__Objective__. Your task is to copy the listing exactly. Drop any pictures from the copy.

^^^^^^^^

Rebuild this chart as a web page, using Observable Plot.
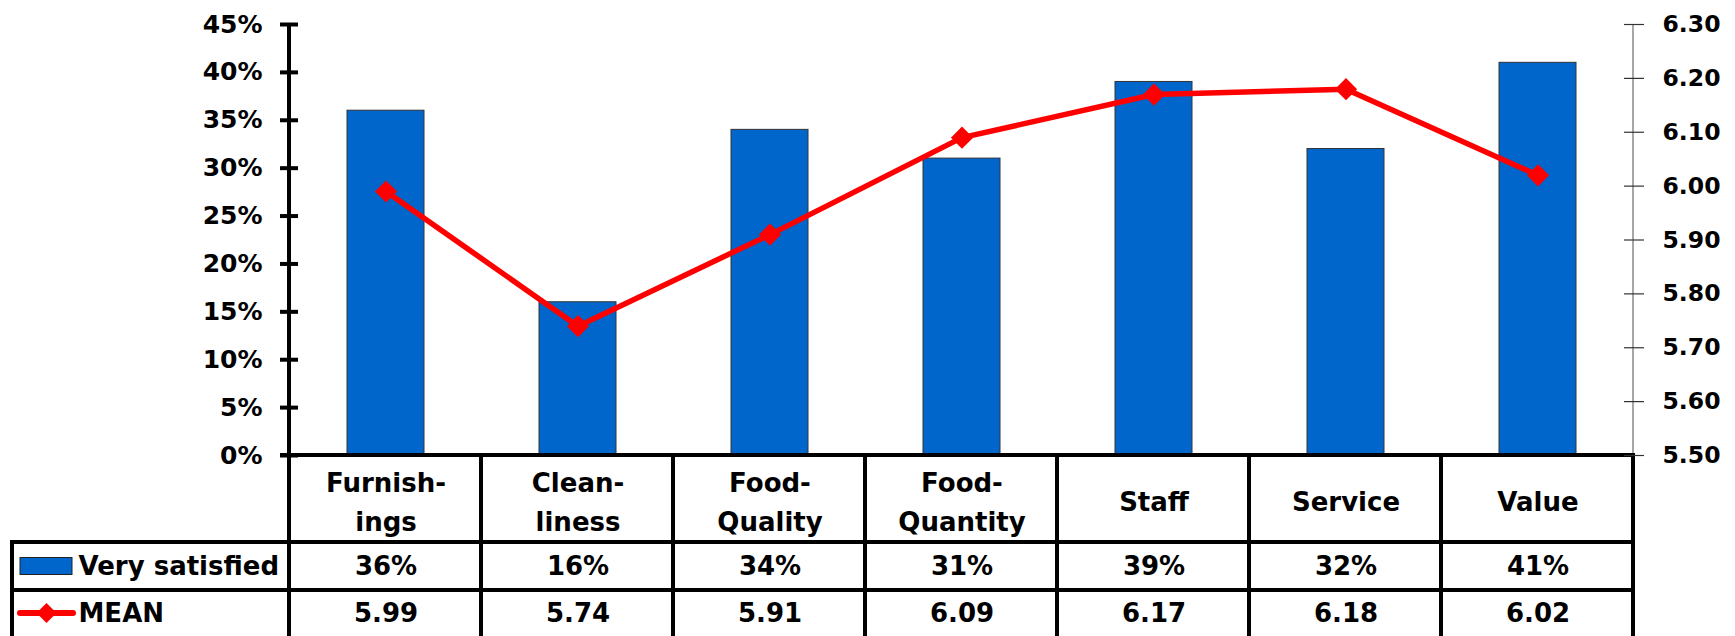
<!DOCTYPE html>
<html>
<head>
<meta charset="utf-8">
<script src="https://cdn.jsdelivr.net/npm/d3@7"></script>
<script src="https://cdn.jsdelivr.net/npm/@observablehq/plot@0.6"></script>
<style>
  html, body { margin: 0; padding: 0; background: #ffffff; }
  #chart { width: 1735px; height: 636px; overflow: hidden; }
</style>
</head>
<body>
<div id="chart"></div>
<script>
// ---------- data ----------
const categories = ["Furnishings", "Cleanliness", "Food-Quality", "Food-Quantity", "Staff", "Service", "Value"];
const headerLabels = ["Furnish-\nings", "Clean-\nliness", "Food-\nQuality", "Food-\nQuantity", "Staff", "Service", "Value"];
const verySatisfied = [0.36, 0.16, 0.34, 0.31, 0.39, 0.32, 0.41];
const meanScores = [5.99, 5.74, 5.91, 6.09, 6.17, 6.18, 6.02];
const pctTicks = [0, 0.05, 0.10, 0.15, 0.20, 0.25, 0.30, 0.35, 0.40, 0.45];
const meanTicks = [5.5, 5.6, 5.7, 5.8, 5.9, 6.0, 6.1, 6.2, 6.3];
const seriesNames = ["Very satisfied", "MEAN"];

// ---------- styling ----------
const BAR = "#0066CC";
const LINE = "#FF0000";
const FONT = "'DejaVu Sans', Verdana, sans-serif";

// secondary axis mapping (mean score -> primary y domain)
const meanToY = d3.scaleLinear().domain([meanTicks[0], meanTicks[meanTicks.length - 1]]).range([pctTicks[0], pctTicks[pctTicks.length - 1]]);

const rows = categories.map((c, i) => ({
  category: c,
  header: headerLabels[i],
  very: verySatisfied[i],
  mean: meanScores[i],
  meanY: meanToY(meanScores[i])
}));

const W = 1735, H = 636;
const mL = 289, mR = 102, mT = 24, mB = 181;
const headerH = 87, row1H = 48;   // table rows under the frame
const legendLeft = 12;

// table grid + legend swatches, drawn with the plot's own x scale
function tableGrid(index, scales, values, dims) {
  const g = d3.create("svg:g");
  const x = scales.x;
  const left = dims.marginLeft, right = dims.width - dims.marginRight;
  const top = dims.marginTop, bottom = dims.height - dims.marginBottom;
  const step = x(categories[1]) - x(categories[0]);
  const shift = (left + step / 2) - x(categories[0]);
  const centers = categories.map(c => x(c) + shift);
  const bounds = [left, ...centers.slice(1).map((c, i) => (c + centers[i]) / 2), right];
  const yRow1 = bottom + headerH, yRow2 = yRow1 + row1H, yEnd = dims.height + 5;

  const line = (x1, y1, x2, y2, stroke = "#000", sw = 4) =>
    g.append("line").attr("x1", x1).attr("y1", y1).attr("x2", x2).attr("y2", y2)
      .attr("stroke", stroke).attr("stroke-width", sw);

  // right (secondary) axis line, thin grey
  line(right, top, right, bottom, "#888", 1.5);
  // column separators in the table
  bounds.slice(1).forEach(b => line(b, bottom, b, yEnd));
  // left axis line running through table
  line(left, top, left, yEnd);
  // legend column border
  line(legendLeft, yRow1, legendLeft, yEnd);
  // horizontal table lines
  line(left - 9, bottom, right + 2, bottom);
  line(legendLeft - 2, yRow1, right + 2, yRow1);
  line(legendLeft - 2, yRow2, right + 2, yRow2);

  // legend swatches
  const cy1 = (yRow1 + yRow2) / 2, cy2 = (yRow2 + dims.height) / 2;
  g.append("rect").attr("x", legendLeft + 8).attr("y", cy1 - 8.5).attr("width", 52).attr("height", 17)
    .attr("fill", BAR).attr("stroke", "#222").attr("stroke-width", 1);
  g.append("line").attr("x1", legendLeft + 8).attr("x2", legendLeft + 61).attr("y1", cy2).attr("y2", cy2)
    .attr("stroke", LINE).attr("stroke-width", 6).attr("stroke-linecap", "round");
  const dx = legendLeft + 34.5;
  g.append("path").attr("d", `M${dx},${cy2 - 10}L${dx + 10},${cy2}L${dx},${cy2 + 10}L${dx - 10},${cy2}Z`).attr("fill", LINE);
  return g.node();
}

const plot = Plot.plot({
  width: W,
  height: H,
  marginLeft: mL,
  marginRight: mR,
  marginTop: mT,
  marginBottom: mB,
  style: { fontFamily: FONT, fontWeight: "bold", fontSize: "26px", color: "#000", background: "#fff", overflow: "visible" },
  x: { type: "band", domain: categories, paddingInner: 0.6, paddingOuter: 0.3, axis: null },
  y: { domain: [pctTicks[0], pctTicks[pctTicks.length - 1]] },
  marks: [
    Plot.barY(rows, { x: "category", y: "very", fill: BAR, stroke: "#333", strokeWidth: 1 }),
    tableGrid,
    Plot.line(rows, { x: "category", y: "meanY", stroke: LINE, strokeWidth: 5.5 }),
    Plot.dot(rows, { x: "category", y: "meanY", symbol: "diamond2", r: 10, fill: LINE, stroke: "none" }),

    // left axis: crossing ticks + labels
    Plot.axisY(pctTicks, { anchor: "left", tickSize: 18, dx: 9, strokeWidth: 4, stroke: "#000", fill: "none", label: null }),
    Plot.axisY(pctTicks, { anchor: "left", tickSize: 0, tickPadding: 27, tickFormat: d => Math.round(d * 100) + "%", fontSize: 25, label: null }),
    // right axis: crossing ticks + labels
    Plot.axisY(meanTicks.map(meanToY), { anchor: "right", tickSize: 20, dx: -10, strokeWidth: 1.2, stroke: "#333", fill: "none", label: null }),
    Plot.axisY(meanTicks.map(meanToY), { anchor: "right", tickSize: 0, tickPadding: 29, tickFormat: d => meanToY.invert(d).toFixed(2), fontSize: 23.5, label: null }),

    // data table
    Plot.text(rows, { x: "category", text: "header", frameAnchor: "bottom", dy: headerH / 2, lineAnchor: "middle", lineHeight: 1.5, fontSize: 26, fill: "#000" }),
    Plot.text(rows, { x: "category", text: d => Math.round(d.very * 100) + "%", frameAnchor: "bottom", dy: headerH + row1H / 2, lineAnchor: "middle", fontSize: 26, fill: "#000" }),
    Plot.text(rows, { x: "category", text: d => d.mean.toFixed(2), frameAnchor: "bottom", dy: headerH + row1H + 23, lineAnchor: "middle", fontSize: 26, fill: "#000" }),
    Plot.text([seriesNames[0]], { text: d => d, frameAnchor: "bottom-left", dx: legendLeft + 66 - mL, dy: headerH + row1H / 2, textAnchor: "start", lineAnchor: "middle", fontSize: 26, fill: "#000" }),
    Plot.text([seriesNames[1]], { text: d => d, frameAnchor: "bottom-left", dx: legendLeft + 66 - mL, dy: headerH + row1H + 23, textAnchor: "start", lineAnchor: "middle", fontSize: 26, fill: "#000" })
  ]
});

document.getElementById("chart").appendChild(plot);
</script>
</body>
</html>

^^^^^^^^

__Answer for the task__.
Rebuild this chart as a web page, using Observable Plot.
<!DOCTYPE html>
<html>
<head>
<meta charset="utf-8">
<script src="https://cdn.jsdelivr.net/npm/d3@7"></script>
<script src="https://cdn.jsdelivr.net/npm/@observablehq/plot@0.6"></script>
<style>
  html, body { margin: 0; padding: 0; background: #ffffff; }
  #chart { width: 1735px; height: 636px; overflow: hidden; }
</style>
</head>
<body>
<div id="chart"></div>
<script>
// ---------- data ----------
const categories = ["Furnishings", "Cleanliness", "Food-Quality", "Food-Quantity", "Staff", "Service", "Value"];
const headerLabels = ["Furnish-\nings", "Clean-\nliness", "Food-\nQuality", "Food-\nQuantity", "Staff", "Service", "Value"];
const verySatisfied = [0.36, 0.16, 0.34, 0.31, 0.39, 0.32, 0.41];
const meanScores = [5.99, 5.74, 5.91, 6.09, 6.17, 6.18, 6.02];
const pctTicks = [0, 0.05, 0.10, 0.15, 0.20, 0.25, 0.30, 0.35, 0.40, 0.45];
const meanTicks = [5.5, 5.6, 5.7, 5.8, 5.9, 6.0, 6.1, 6.2, 6.3];
const seriesNames = ["Very satisfied", "MEAN"];

// ---------- styling ----------
const BAR = "#0066CC";
const LINE = "#FF0000";
const FONT = "'DejaVu Sans', Verdana, sans-serif";

// secondary axis mapping (mean score -> primary y domain)
const meanToY = d3.scaleLinear().domain([meanTicks[0], meanTicks[meanTicks.length - 1]]).range([pctTicks[0], pctTicks[pctTicks.length - 1]]);

const rows = categories.map((c, i) => ({
  category: c,
  header: headerLabels[i],
  very: verySatisfied[i],
  mean: meanScores[i],
  meanY: meanToY(meanScores[i])
}));

const W = 1735, H = 636;
const mL = 289, mR = 102, mT = 24, mB = 181;
const headerH = 87, row1H = 48;   // table rows under the frame
const legendLeft = 12;

// table grid + legend swatches, drawn with the plot's own x scale
function tableGrid(index, scales, values, dims) {
  const g = d3.create("svg:g");
  const x = scales.x;
  const left = dims.marginLeft, right = dims.width - dims.marginRight;
  const top = dims.marginTop, bottom = dims.height - dims.marginBottom;
  const step = x(categories[1]) - x(categories[0]);
  const shift = (left + step / 2) - x(categories[0]);
  const centers = categories.map(c => x(c) + shift);
  const bounds = [left, ...centers.slice(1).map((c, i) => (c + centers[i]) / 2), right];
  const yRow1 = bottom + headerH, yRow2 = yRow1 + row1H, yEnd = dims.height + 5;

  const line = (x1, y1, x2, y2, stroke = "#000", sw = 4) =>
    g.append("line").attr("x1", x1).attr("y1", y1).attr("x2", x2).attr("y2", y2)
      .attr("stroke", stroke).attr("stroke-width", sw);

  // right (secondary) axis line, thin grey
  line(right, top, right, bottom, "#888", 1.5);
  // column separators in the table
  bounds.slice(1).forEach(b => line(b, bottom, b, yEnd));
  // left axis line running through table
  line(left, top, left, yEnd);
  // legend column border
  line(legendLeft, yRow1, legendLeft, yEnd);
  // horizontal table lines
  line(left - 9, bottom, right + 2, bottom);
  line(legendLeft - 2, yRow1, right + 2, yRow1);
  line(legendLeft - 2, yRow2, right + 2, yRow2);

  // legend swatches
  const cy1 = (yRow1 + yRow2) / 2, cy2 = (yRow2 + dims.height) / 2;
  g.append("rect").attr("x", legendLeft + 8).attr("y", cy1 - 8.5).attr("width", 52).attr("height", 17)
    .attr("fill", BAR).attr("stroke", "#222").attr("stroke-width", 1);
  g.append("line").attr("x1", legendLeft + 8).attr("x2", legendLeft + 61).attr("y1", cy2).attr("y2", cy2)
    .attr("stroke", LINE).attr("stroke-width", 6).attr("stroke-linecap", "round");
  const dx = legendLeft + 34.5;
  g.append("path").attr("d", `M${dx},${cy2 - 10}L${dx + 10},${cy2}L${dx},${cy2 + 10}L${dx - 10},${cy2}Z`).attr("fill", LINE);
  return g.node();
}

const plot = Plot.plot({
  width: W,
  height: H,
  marginLeft: mL,
  marginRight: mR,
  marginTop: mT,
  marginBottom: mB,
  style: { fontFamily: FONT, fontWeight: "bold", fontSize: "26px", color: "#000", background: "#fff", overflow: "visible" },
  x: { type: "band", domain: categories, paddingInner: 0.6, paddingOuter: 0.3, axis: null },
  y: { domain: [pctTicks[0], pctTicks[pctTicks.length - 1]] },
  marks: [
    Plot.barY(rows, { x: "category", y: "very", fill: BAR, stroke: "#333", strokeWidth: 1 }),
    tableGrid,
    Plot.line(rows, { x: "category", y: "meanY", stroke: LINE, strokeWidth: 5.5 }),
    Plot.dot(rows, { x: "category", y: "meanY", symbol: "diamond2", r: 10, fill: LINE, stroke: "none" }),

    // left axis: crossing ticks + labels
    Plot.axisY(pctTicks, { anchor: "left", tickSize: 18, dx: 9, strokeWidth: 4, stroke: "#000", fill: "none", label: null }),
    Plot.axisY(pctTicks, { anchor: "left", tickSize: 0, tickPadding: 27, tickFormat: d => Math.round(d * 100) + "%", fontSize: 25, label: null }),
    // right axis: crossing ticks + labels
    Plot.axisY(meanTicks.map(meanToY), { anchor: "right", tickSize: 20, dx: -10, strokeWidth: 1.2, stroke: "#333", fill: "none", label: null }),
    Plot.axisY(meanTicks.map(meanToY), { anchor: "right", tickSize: 0, tickPadding: 29, tickFormat: d => meanToY.invert(d).toFixed(2), fontSize: 23.5, label: null }),

    // data table
    Plot.text(rows, { x: "category", text: "header", frameAnchor: "bottom", dy: headerH / 2, lineAnchor: "middle", lineHeight: 1.5, fontSize: 26, fill: "#000" }),
    Plot.text(rows, { x: "category", text: d => Math.round(d.very * 100) + "%", frameAnchor: "bottom", dy: headerH + row1H / 2, lineAnchor: "middle", fontSize: 26, fill: "#000" }),
    Plot.text(rows, { x: "category", text: d => d.mean.toFixed(2), frameAnchor: "bottom", dy: headerH + row1H + 23, lineAnchor: "middle", fontSize: 26, fill: "#000" }),
    Plot.text([seriesNames[0]], { text: d => d, frameAnchor: "bottom-left", dx: legendLeft + 66 - mL, dy: headerH + row1H / 2, textAnchor: "start", lineAnchor: "middle", fontSize: 26, fill: "#000" }),
    Plot.text([seriesNames[1]], { text: d => d, frameAnchor: "bottom-left", dx: legendLeft + 66 - mL, dy: headerH + row1H + 23, textAnchor: "start", lineAnchor: "middle", fontSize: 26, fill: "#000" })
  ]
});

document.getElementById("chart").appendChild(plot);
</script>
</body>
</html>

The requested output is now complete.